Australia’s biggest bank – the CBA – has just upgraded its housing market forecast, joining the long line of economists that have done a 180° about-face.
CBA economists think Australia’s housing market is “on the cusp of a boom”, saying that surging momentum in the property market and leading indicators pointed to strong price rises.
They are forecasting that dwelling prices will rise 8% in 2021 and 6% in 2022, with house prices rising 16% in that time and unit prices by 9%, continuing the disparity in these two segments of our property markets.
If Sydney and Melbourne home values grow by 12 per cent in the next two years that would mean Sydney’s median price would jump to around $1.2 million, and Melbourne’s would increase to $920,000, an increase of $160,000 in Sydney and $110,000 in Melbourne.
Of course not all properties will increase at the average rate – some will outperform the averages while others will languish – but that’s how averages work isn’t it?
CBA’s house price forecasts in underpinned by no change in the cash rate for the next two years, which is likely considering the Reserve Bank stated that they were unlikely to change their interest rate for three years.
The main risks to the bank’s forecast property boom were:
- a significant outbreak of COVID followed by large-scale lockdowns,
- a hike in interest rates, and
- the re-introduction of macro-prudential measures to slow the rate of lending.
The bank’s head of Australian economics, Gareth Aird wrote:
“We do, however, factor in a modest increase in fixed rate mortgages, which will rise if the RBA removes or raises its target yield on the 3 year Australian Government bond, as we expect in the second half of 2021.
At this stage we consider the reintroduction of macro-prudential measures to be a relatively low risk in 2021.
However, if new lending accelerated too quickly, particularly to investors, there is a risk that the Australian Prudential Regulatory Authority (APRA) could reintroduce macro-prudential measures to slow things as they did in 2017.
History shows that prices can rise very quickly when the housing market is on a roll.

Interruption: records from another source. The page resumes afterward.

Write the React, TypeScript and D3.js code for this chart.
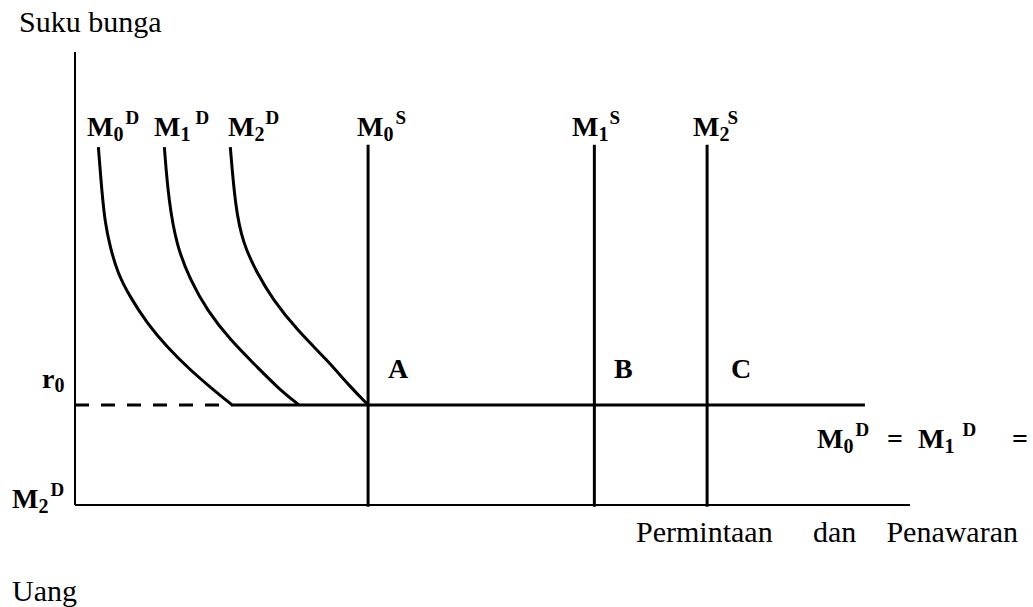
import React from "react";
import * as d3 from "d3";

// ---- data (quantity of money 0..100, interest rate 0..100) ----
const m0DemandQty = [2.8, 3.2, 3.6, 4.2, 5.1, 6.6, 8.6, 11.0, 13.8, 16.2, 18.8];
const m0DemandRate = [79.0, 69.5, 62.3, 57.0, 51.2, 45.9, 40.2, 34.9, 29.8, 26.0, 22.1];
const m1DemandQty = [10.7, 11.2, 12.2, 13.8, 15.8, 18.6, 21.8, 24.2, 26.8];
const m1DemandRate = [79.0, 67.3, 57.0, 49.7, 43.0, 36.4, 30.5, 26.0, 22.1];
const m2DemandQty = [18.6, 19.2, 20.1, 21.8, 23.7, 26.6, 30.2, 33.0, 35.1];
const m2DemandRate = [79.0, 65.8, 57.8, 51.2, 45.3, 38.6, 32.0, 26.0, 22.1];
const supplyQty = [35.1, 62.2, 75.7];
const supplyTopRate = 79.5;
const rateR0 = 22.1;
const trapEndQty = 94.6;
const pointLabels = ["A", "B", "C"];

const W = 1033;
const H = 607;
const x = d3.scaleLinear().domain([0, 100]).range([75, 910]);
const y = d3.scaleLinear().domain([0, 100]).range([505, 52]);

const line = d3
  .line<[number, number]>()
  .x((d) => x(d[0]))
  .y((d) => y(d[1]))
  .curve(d3.curveBasis);

const zip = (a: number[], b: number[]) => a.map((v, i) => [v, b[i]] as [number, number]);
const demandCurves = [
  zip(m0DemandQty, m0DemandRate),
  zip(m1DemandQty, m1DemandRate),
  zip(m2DemandQty, m2DemandRate),
];

const FONT = "'Liberation Serif', 'Times New Roman', serif";

function MLabel({ x: lx, y: ly, sub, sup, dx = 2 }: { x: number; y: number; sub: string; sup: string; dx?: number }) {
  return (
    <text x={lx} y={ly} fontFamily={FONT} fontWeight="bold" fontSize={28} fill="#000">
      <tspan>M</tspan>
      <tspan fontSize={20} dy={5}>{sub}</tspan>
      <tspan fontSize={19} dx={dx} dy={-17}>{sup}</tspan>
    </text>
  );
}

export default function App() {
  return (
    <svg
      width={W}
      height={H}
      style={{ position: "absolute", left: 0, top: 0, display: "block", background: "#fff" }}
    >
      {/* axes */}
      <line x1={x(0)} y1={y(100)} x2={x(0)} y2={y(0)} stroke="#000" strokeWidth={2} />
      <line x1={x(0)} y1={y(0)} x2={x(100)} y2={y(0)} stroke="#000" strokeWidth={2} />

      {/* dashed part of r0 */}
      <line
        x1={x(0)}
        y1={y(rateR0)}
        x2={x(m0DemandQty[m0DemandQty.length - 1])}
        y2={y(rateR0)}
        stroke="#000"
        strokeWidth={3}
        strokeDasharray="14 12"
      />
      {/* solid liquidity trap line */}
      <line
        x1={x(m0DemandQty[m0DemandQty.length - 1])}
        y1={y(rateR0)}
        x2={x(trapEndQty)}
        y2={y(rateR0)}
        stroke="#000"
        strokeWidth={3}
      />

      {/* demand curves */}
      {demandCurves.map((pts, i) => (
        <path key={i} d={line(pts) || ""} fill="none" stroke="#000" strokeWidth={3} />
      ))}

      {/* supply lines */}
      {supplyQty.map((q, i) => (
        <line key={i} x1={x(q)} y1={y(supplyTopRate)} x2={x(q)} y2={y(-0.4)} stroke="#000" strokeWidth={3} />
      ))}

      {/* texts */}
      <text x={19} y={32} fontFamily={FONT} fontSize={30} fill="#000">Suku bunga</text>
      <text x={12} y={601} fontFamily={FONT} fontSize={30} fill="#000">Uang</text>
      <text x={636} y={542} fontFamily={FONT} fontSize={30} fill="#000">Permintaan</text>
      <text x={813} y={542} fontFamily={FONT} fontSize={30} fill="#000">dan</text>
      <text x={1018} y={542} textAnchor="end" fontFamily={FONT} fontSize={30} fill="#000">Penawaran</text>

      <MLabel x={87} y={136} sub="0" sup="D" dx={2} />
      <MLabel x={154} y={136} sub="1" sup="D" dx={5} />
      <MLabel x={228} y={136} sub="2" sup="D" dx={1} />
      <MLabel x={357} y={136} sub="0" sup="S" dx={2} />
      <MLabel x={572} y={136} sub="1" sup="S" dx={1} />
      <MLabel x={693} y={136} sub="2" sup="S" dx={-2} />

      <text x={42} y={388} fontFamily={FONT} fontWeight="bold" fontSize={28} fill="#000">
        <tspan>r</tspan>
        <tspan fontSize={20} dy={4}>0</tspan>
      </text>
      <MLabel x={12} y={508} sub="2" sup="D" dx={2} />

      {pointLabels.map((t, i) => (
        <text key={t} x={[388, 614, 731][i]} y={378} fontFamily={FONT} fontWeight="bold" fontSize={28} fill="#000">
          {t}
        </text>
      ))}

      <MLabel x={817} y={448} sub="0" sup="D" dx={2} />
      <text x={887} y={448} fontFamily={FONT} fontWeight="bold" fontSize={28} fill="#000">=</text>
      <MLabel x={918} y={448} sub="1" sup="D" dx={8} />
      <text x={1012} y={448} fontFamily={FONT} fontWeight="bold" fontSize={28} fill="#000">=</text>
    </svg>
  );
}
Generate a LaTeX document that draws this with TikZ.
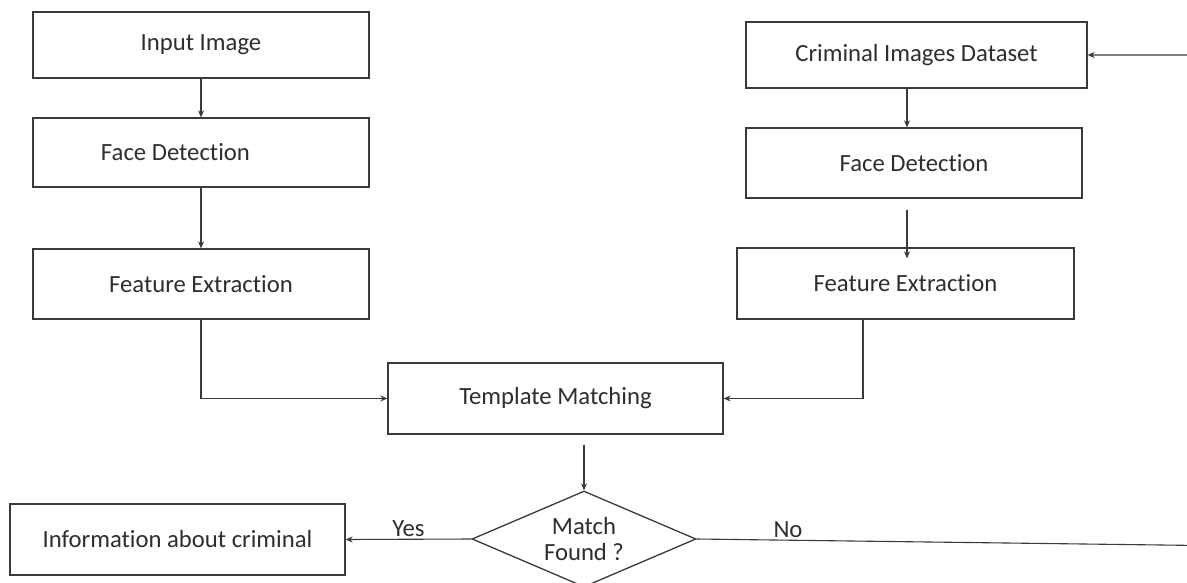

Indeed it may turn out to be the case that the growth profile for price outcomes over the next two years ends up more front loaded than our current projections.”
What an about-face…
It’s a stunning turnaround from the dire predictions made during the pandemic’s early days last year.
At the beginning of the pandemic, CBA economists forecast an 11 per cent fall in house prices over three years under their ‘best case’ pandemic scenario.
But it’s the bank’s worst-case scenario of a prolonged downturn that had factored in the risk of a 30 per cent plus fall in prices, which received a lot of publicity.
Now it’s understandable that in March last year no one really knew what was ahead, and clearly unprecedented government support as well as fiscal and monetary stimulus underpinned our property markets, supported jobs, and allowed us to have a short sharp recession with a quick rebound.
The bank’s head of Australian economics, Gareth Aird admitted had that this turnaround had taken many in the industry by surprise saying:
“The negative impact that COVID-19 had on Australian property prices turned out to be much more muted than almost any forecaster expected, us included,” he wrote.
“We were earlier than most, however, to recognise this and revised our call in September 2020 to look for a smaller peak-to-trough fall and a decent lift in prices over 2021.
Mr. Aird wrote:
“In many respects, it’s a simple story.
New lending has lifted sharply.
Dwelling prices are rising briskly in most capital cities.
And turnover is up significantly on year ago levels.
The boom is being driven by record low mortgage rates coupled with a V‑shaped recovery in the labour market.
Borrowing rates, which are the single biggest driver of prices in the short run, remain below the rental yield in most markets across Australia.
This is an unusual situation and means that property markets across the country need to find an equilibrium.
For the bulk of Australia, equilibrium will be achieved via further dwelling price rises.”